Why your responsibilities and expectations at work really are getting less clear
If you’re not sure exactly what’s expected of you at work, you’re not alone. Fewer workers today than even a couple years ago are able to say their roles and responsibilities on the job are clear, according to a recent report from Gallup based on survey responses from about 20,000 U.S. workers.
Organizations have faced major changes in the past few years, moving from remote to hybrid working arrangements, dealing with the great resignation and heightened turnover and dealing with layoffs and the restructuring of teams — all factors contributing to declined clarity around who is supposed to do what at work.
Workers with unclear expectations are less productive, less efficient and more likely to become frustrated with (and leave) their jobs, said Jim Harter, chief scientist of workplace management and wellbeing at Gallup. “Most people come to work wanting to make a difference and wanting to have a clear role,” Harter said.
“It’s a huge issue because it’s the most fundamental part of employee engagement. When people hear words like employee satisfaction or employee engagement, they’re just thinking about whether people are happy or not, but it really comes down to some of these fundamentals,” he said.
When workers aren’t sure what’s expected of them, they typically are left to take one of two paths: “they might either be unsustainably overworking to try to keep up their performance, or they might just stop giving their best efforts at their jobs,” said Kayla Velnoskey, senior principal for research at Gartner.

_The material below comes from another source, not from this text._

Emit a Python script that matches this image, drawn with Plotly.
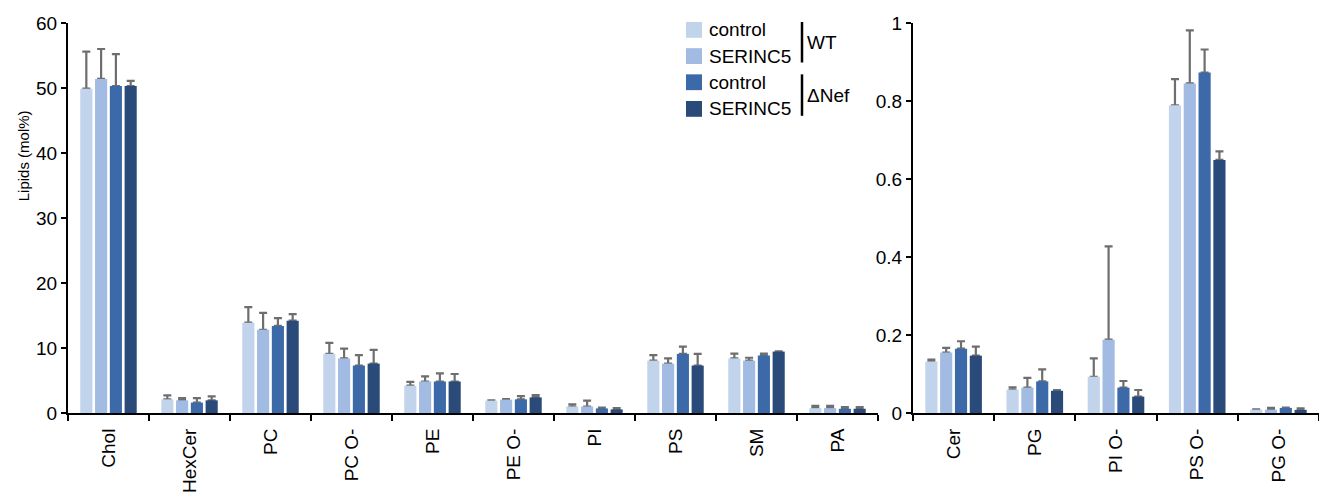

In 2020, about 60% of fully remote workers said they know what’s expected of them at work. That dropped to 47% in 2023, the Gallup report found. And about 55% of hybrid workers said they know what’s expected of them at work in 2020, dropping to 41% in 2023.
In new work settings and hybrid setups, managers need to get their teams on the same page by setting clear expectations as a group around who is responsible for what and that they’ll be held accountable. “You can’t really have an environment of high autonomy without high accountability also,” Harter said.

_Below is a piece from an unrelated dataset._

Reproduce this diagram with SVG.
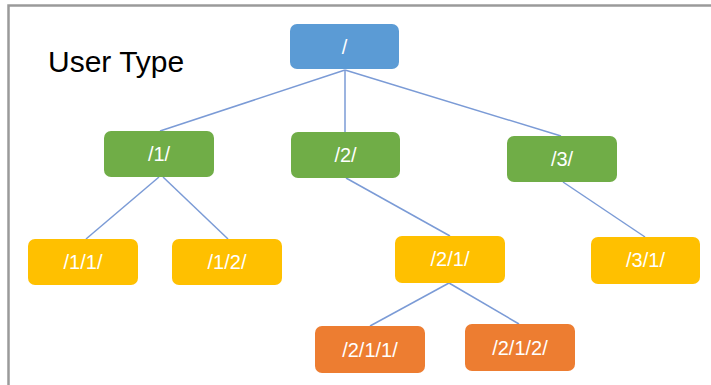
<svg xmlns="http://www.w3.org/2000/svg" width="711" height="385" viewBox="0 0 711 385">
<style>
.n rect{rx:7;ry:7}
.blue{fill:#5b9bd5}
.green{fill:#70ad47}
.yellow{fill:#ffc000}
.orange{fill:#ed7d31}
.n text{fill:#ffffff;font-family:"Liberation Sans",Arial,sans-serif;font-size:20px;text-anchor:middle}
#edges line{stroke:#7b9bd6;stroke-width:1.5}
</style>
<rect x="0" y="0" width="711" height="385" fill="#ffffff"/>
<path d="M8.5 385 V5.5 H711" fill="none" stroke="#9a9a9a" stroke-width="2.5"/>
<text x="48" y="72" font-family="'Liberation Sans',Arial,sans-serif" font-size="30" fill="#000000">User Type</text>
<g id="edges">
<line x1="345" y1="70" x2="160" y2="131"/>
<line x1="345" y1="70" x2="345" y2="132"/>
<line x1="345" y1="70" x2="561" y2="136"/>
<line x1="159" y1="177" x2="86" y2="239"/>
<line x1="163" y1="177" x2="228" y2="239"/>
<line x1="346" y1="178" x2="450" y2="236"/>
<line x1="563" y1="182" x2="645" y2="237"/>
<line x1="449" y1="283" x2="370" y2="326"/>
<line x1="449" y1="283" x2="519" y2="324"/>
</g>
<g id="root" class="n"><rect class="blue" x="290" y="24" width="109" height="45"/><text x="344.5" y="54">/</text></g>
<g id="n1" class="n"><rect class="green" x="104" y="131" width="110" height="46"/><text x="159" y="161">/1/</text></g>
<g id="n2" class="n"><rect class="green" x="291" y="132" width="109" height="46"/><text x="345.5" y="162">/2/</text></g>
<g id="n3" class="n"><rect class="green" x="507" y="136" width="110" height="46"/><text x="562" y="166">/3/</text></g>
<g id="n11" class="n"><rect class="yellow" x="28" y="239" width="110" height="46"/><text x="83" y="269">/1/1/</text></g>
<g id="n12" class="n"><rect class="yellow" x="172" y="239" width="110" height="46"/><text x="227" y="269">/1/2/</text></g>
<g id="n21" class="n"><rect class="yellow" x="395" y="236" width="110" height="47"/><text x="450" y="266">/2/1/</text></g>
<g id="n31" class="n"><rect class="yellow" x="591" y="237" width="109" height="47"/><text x="645.5" y="267">/3/1/</text></g>
<g id="n211" class="n"><rect class="orange" x="315" y="326" width="110" height="47"/><text x="370" y="357">/2/1/1/</text></g>
<g id="n212" class="n"><rect class="orange" x="465" y="324" width="110" height="47"/><text x="520" y="355">/2/1/2/</text></g>
</svg>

An example could be getting together to establish group norms to “help everybody agree, this is how we’re going to work, and also we’re going to hold people accountable for it, because we all spelled out these norms explicitly as a group,” Velnoskey said.
Another way to give staff more clarity around what’s expected of them is to give more frequent recognition when someone is doing a good job. The biggest decline associated with the drop in clear expectations was the extent to which employees thought that they have had meaningful feedback in the past week, the Gallup report found.
“What we found works really well is using more real time rewards, and giving it in the moment when great performance happens. So don’t just wait till the year end review and decide if someone’s a high performer, but figure out ways through things like spot bonuses or recognition, to really tie recognition and rewards to the moment something great happens to reinforce you’re on the right track,” Velnoskey said.
“It’s not more conversations, It’s more real time confirmations,” she said.
During the conversations they do have though, managers should make sure staff are always aware if any goals or priorities have changed, as they often do. “With goals changing so frequently, even when you had these conversations, people still had this sense of anxiety that they weren’t doing enough,” Velnoskey said.